FluxGateContext fields
All .withContext() calls accept the following fields:
{
feature?: string // e.g., "chatbot", "content-gen"
user?: string | UserSession // End-user ID or rich object
step?: string // Step within a multi-step pipeline
sessionId?: string
conversationId?: string
costOverride?: GeminiCostOverride // Custom per-token rates (see below)

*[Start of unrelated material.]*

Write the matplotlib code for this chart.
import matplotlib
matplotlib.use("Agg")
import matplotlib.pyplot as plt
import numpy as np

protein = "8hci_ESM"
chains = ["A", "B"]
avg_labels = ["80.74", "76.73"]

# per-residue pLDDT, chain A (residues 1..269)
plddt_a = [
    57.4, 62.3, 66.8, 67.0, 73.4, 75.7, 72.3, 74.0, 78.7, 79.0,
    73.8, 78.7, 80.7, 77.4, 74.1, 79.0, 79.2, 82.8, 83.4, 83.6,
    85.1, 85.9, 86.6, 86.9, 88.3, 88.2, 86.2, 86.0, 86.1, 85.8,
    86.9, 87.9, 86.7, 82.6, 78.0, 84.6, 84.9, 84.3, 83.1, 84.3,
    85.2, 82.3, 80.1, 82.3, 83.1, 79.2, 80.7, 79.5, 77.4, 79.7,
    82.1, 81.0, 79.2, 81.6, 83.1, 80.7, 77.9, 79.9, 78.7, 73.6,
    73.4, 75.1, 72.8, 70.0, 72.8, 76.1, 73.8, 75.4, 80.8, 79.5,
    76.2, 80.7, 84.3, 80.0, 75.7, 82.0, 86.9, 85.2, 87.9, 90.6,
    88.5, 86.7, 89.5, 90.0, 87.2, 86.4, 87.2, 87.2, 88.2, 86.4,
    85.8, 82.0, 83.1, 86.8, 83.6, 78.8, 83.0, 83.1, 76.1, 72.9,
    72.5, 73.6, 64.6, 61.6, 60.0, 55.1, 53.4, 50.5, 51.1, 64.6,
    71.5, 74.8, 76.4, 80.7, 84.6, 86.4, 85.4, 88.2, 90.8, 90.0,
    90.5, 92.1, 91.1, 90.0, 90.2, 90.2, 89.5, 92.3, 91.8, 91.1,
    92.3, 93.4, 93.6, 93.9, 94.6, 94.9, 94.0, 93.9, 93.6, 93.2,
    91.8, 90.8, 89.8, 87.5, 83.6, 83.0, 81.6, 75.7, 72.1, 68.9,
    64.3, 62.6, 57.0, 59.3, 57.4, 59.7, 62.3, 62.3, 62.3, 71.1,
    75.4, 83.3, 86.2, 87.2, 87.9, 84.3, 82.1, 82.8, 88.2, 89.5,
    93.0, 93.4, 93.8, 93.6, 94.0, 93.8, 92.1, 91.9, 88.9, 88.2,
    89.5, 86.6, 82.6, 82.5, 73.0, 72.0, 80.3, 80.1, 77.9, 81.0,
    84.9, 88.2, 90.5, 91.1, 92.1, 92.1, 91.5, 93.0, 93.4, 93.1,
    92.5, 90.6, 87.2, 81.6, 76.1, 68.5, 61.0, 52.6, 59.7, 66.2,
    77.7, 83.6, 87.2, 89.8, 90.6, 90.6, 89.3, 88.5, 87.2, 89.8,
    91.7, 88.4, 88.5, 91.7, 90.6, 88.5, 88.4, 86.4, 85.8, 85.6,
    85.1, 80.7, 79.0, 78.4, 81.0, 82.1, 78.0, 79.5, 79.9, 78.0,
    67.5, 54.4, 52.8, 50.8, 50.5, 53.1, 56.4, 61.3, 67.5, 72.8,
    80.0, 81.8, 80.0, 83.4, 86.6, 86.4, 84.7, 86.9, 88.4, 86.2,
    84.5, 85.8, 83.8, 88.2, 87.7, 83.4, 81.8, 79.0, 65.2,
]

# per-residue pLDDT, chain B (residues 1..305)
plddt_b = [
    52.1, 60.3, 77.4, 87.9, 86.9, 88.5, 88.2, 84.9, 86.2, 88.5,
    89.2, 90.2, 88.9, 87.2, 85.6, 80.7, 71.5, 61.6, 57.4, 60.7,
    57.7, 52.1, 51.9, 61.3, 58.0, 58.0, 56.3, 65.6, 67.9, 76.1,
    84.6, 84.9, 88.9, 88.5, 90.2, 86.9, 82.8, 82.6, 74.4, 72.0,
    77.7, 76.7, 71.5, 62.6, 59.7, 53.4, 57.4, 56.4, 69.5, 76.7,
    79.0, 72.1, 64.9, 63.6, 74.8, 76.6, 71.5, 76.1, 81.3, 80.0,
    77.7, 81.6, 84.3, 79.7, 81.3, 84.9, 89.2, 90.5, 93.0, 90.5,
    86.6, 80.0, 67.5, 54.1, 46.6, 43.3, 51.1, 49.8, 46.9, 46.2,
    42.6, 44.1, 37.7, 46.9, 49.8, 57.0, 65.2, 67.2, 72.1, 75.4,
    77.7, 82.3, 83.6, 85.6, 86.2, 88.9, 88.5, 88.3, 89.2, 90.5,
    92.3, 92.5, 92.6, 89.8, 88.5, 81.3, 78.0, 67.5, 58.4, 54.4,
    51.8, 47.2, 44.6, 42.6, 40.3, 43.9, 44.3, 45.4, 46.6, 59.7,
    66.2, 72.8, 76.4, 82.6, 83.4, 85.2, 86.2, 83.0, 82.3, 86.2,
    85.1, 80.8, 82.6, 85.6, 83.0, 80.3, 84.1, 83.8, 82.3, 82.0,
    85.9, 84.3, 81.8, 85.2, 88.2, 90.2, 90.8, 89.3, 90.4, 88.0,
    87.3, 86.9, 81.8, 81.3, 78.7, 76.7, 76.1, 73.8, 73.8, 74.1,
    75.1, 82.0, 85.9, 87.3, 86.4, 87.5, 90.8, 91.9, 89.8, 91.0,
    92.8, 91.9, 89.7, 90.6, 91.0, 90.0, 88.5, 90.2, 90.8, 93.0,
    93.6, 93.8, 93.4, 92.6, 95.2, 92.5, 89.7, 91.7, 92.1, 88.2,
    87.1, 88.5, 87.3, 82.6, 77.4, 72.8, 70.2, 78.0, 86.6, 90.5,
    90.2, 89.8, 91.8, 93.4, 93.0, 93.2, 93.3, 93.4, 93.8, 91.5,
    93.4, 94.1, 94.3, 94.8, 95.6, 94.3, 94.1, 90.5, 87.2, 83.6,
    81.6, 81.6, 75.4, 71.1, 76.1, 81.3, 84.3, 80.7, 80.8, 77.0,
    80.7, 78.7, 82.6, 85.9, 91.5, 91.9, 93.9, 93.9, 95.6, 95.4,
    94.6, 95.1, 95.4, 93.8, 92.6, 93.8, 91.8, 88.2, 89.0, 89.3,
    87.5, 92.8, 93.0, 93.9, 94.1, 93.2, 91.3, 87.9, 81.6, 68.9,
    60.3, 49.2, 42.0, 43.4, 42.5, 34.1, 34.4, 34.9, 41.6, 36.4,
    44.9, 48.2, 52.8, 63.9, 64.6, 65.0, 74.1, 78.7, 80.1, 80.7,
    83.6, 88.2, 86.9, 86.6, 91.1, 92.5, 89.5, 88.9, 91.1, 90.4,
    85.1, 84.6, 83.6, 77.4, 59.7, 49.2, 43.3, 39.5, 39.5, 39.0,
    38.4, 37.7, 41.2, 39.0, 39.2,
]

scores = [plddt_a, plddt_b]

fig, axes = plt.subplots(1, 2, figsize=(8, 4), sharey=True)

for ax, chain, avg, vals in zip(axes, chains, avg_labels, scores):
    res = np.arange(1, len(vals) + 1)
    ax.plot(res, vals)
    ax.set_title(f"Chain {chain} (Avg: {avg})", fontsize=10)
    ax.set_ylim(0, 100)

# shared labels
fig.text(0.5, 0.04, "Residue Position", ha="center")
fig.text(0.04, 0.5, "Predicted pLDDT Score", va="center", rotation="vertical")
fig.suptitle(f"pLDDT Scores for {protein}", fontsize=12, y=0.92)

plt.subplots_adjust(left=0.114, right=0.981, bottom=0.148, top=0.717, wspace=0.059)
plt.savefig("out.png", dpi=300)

metadata?: Record<string, unknown> // Arbitrary custom data
}
GeminiCostOverride
Supply custom rates when FluxGate does not have pricing for a model. All rates are per 1 million tokens.
await gemini
.withContext({
feature: "fine-tuned-gen",
costOverride: {
inputCostPer1MTokens: 1.25,
outputCostPer1MTokens: 5.0,
thinkingCostPer1MTokens: 3.5, // Gemini 2.5 thinking tokens
},
})
.models.generateContent({ model: "gemini-2.5-pro", contents: prompt });
Supported methods
| Method | Non-streaming | Streaming |
|---|---|---|
models.generateContent | ✅ | — |
models.generateContentStream | — | ✅ |
chats.create → sendMessage | ✅ | — |
chats.create → sendMessageStream | — | ✅ |
models.embedContent | ✅ | — |
Supported models
gemini-2.5-pro, gemini-2.5-flash, gemini-1.5-pro, gemini-1.5-flash, text-embedding-004, and any model published in @google/genai.